Review of Literacy Activities
Literacy: Sequential Directions
Position-Velocity- Acceleration
Instructional Strategy of Reflections
Homework Week 10

Peer Instructor Reflection

Fall 2009: Day 20
Written by: Katie Kizer

Today was the last physics class of the term. Adam started off the class by asking the students what literacy activities did they enjoy and why. Every literacy aspect of physics 111 that was used was mentioned at this time. This was nice to hear because it meant that all of these activities were beneficial to the students in some way or another. My favorite piece of literacy was using the notebook sheets on a daily basis. They gave the students a way to document all of the learning that went on during each class. In addition, they gave students space to reflect on how they were feeling about class that day (almost like a diary). Writing down the learning processes you went through and how they made you feel is so beneficial. I liked writing reflections on the ning website too. In either case, we will all have something to look back on and remember what we did in class. This will hopefully benefit us when we are teachers and are forming lesson plans for our own students.

After reviewing all of the literacy activities we had done throughout the term, Adam started a new literacy activity. He had everyone try to write directions for how to do something. This was fairly open ended because he wanted the students to apply what they already knew to this assignment. Each group presented their directions. Next, he had everyone look at their directions and circle or underline the words that organized the order those directions were in. This was difficult for some groups because they did not have words that explained order. Adam had the students think about all the sentences being jumbled up. If someone were to try to put them back in order, how would they be able to do this. We learned that using sequential directions is very beneficial to the reader. Effective word choice helps both the author and the reader to organize ideas. Next, the students explored acceleration graphs.

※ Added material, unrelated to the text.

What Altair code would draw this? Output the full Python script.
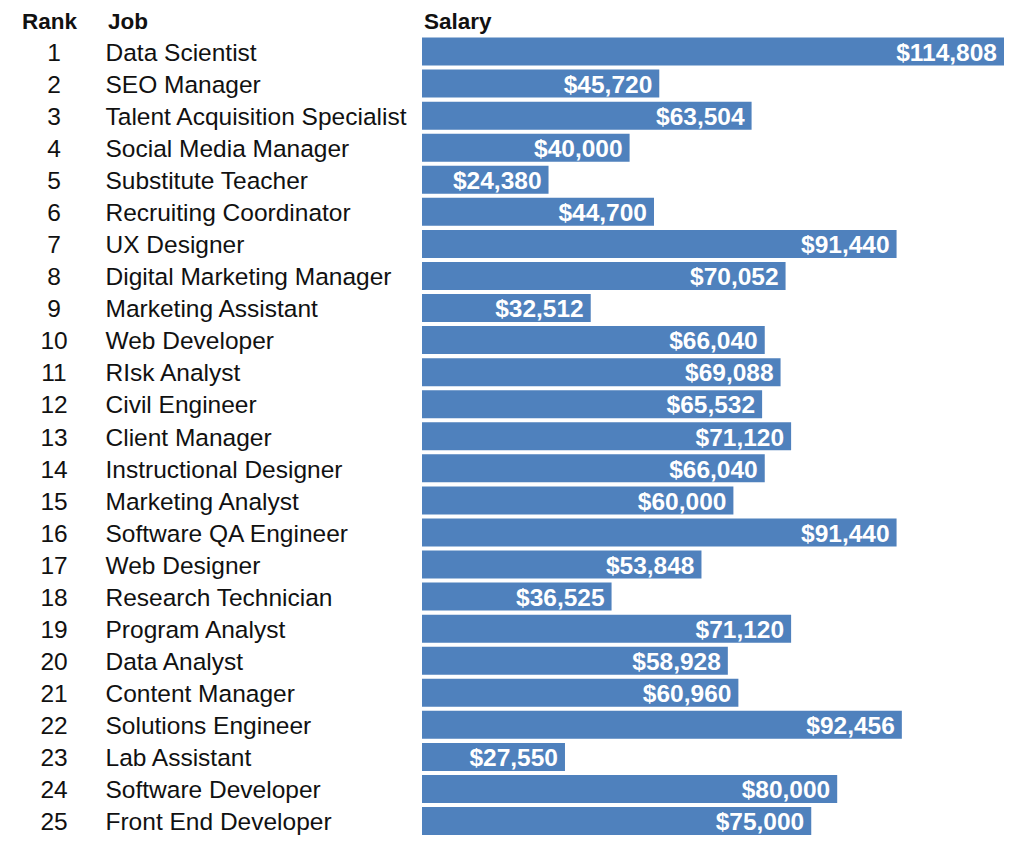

The students simultaneously looked at position, velocity, and acceleration graphs. They used what they already knew about position and velocity graphs to interpret what was happening with the acceleration graphs. Although acceleration was a much harder concept to grasp, I think the students did very well. Towards the end of the class, the students were asked to explain what they found out. All of the students were hesitant because they did not feel concrete with their understandings, but they discussed anyways. I thought it was interesting that when students do not understand something, some of them shut down and do not want to think about it or try to figure it out anymore, whereas other students keep throwing ideas around in their heads until concrete facts are understood. I think a good balance between confusion and perseverance to find the answers is necessary to achieve optimal benefits from the inquiry approach.

At the end of class, we enjoyed some cake that one of the students brought in. Meanwhile, the students reflected on what they learned in class that day, but also what they learned from this class in general. When we went around the room asking what the students learned and what they were still curious about, everyone had something great to share. Everyone mentioned some aspect of physics 111 that they want to incorporate into their future classrooms. I thought it was great that everyone found this to be highly beneficial!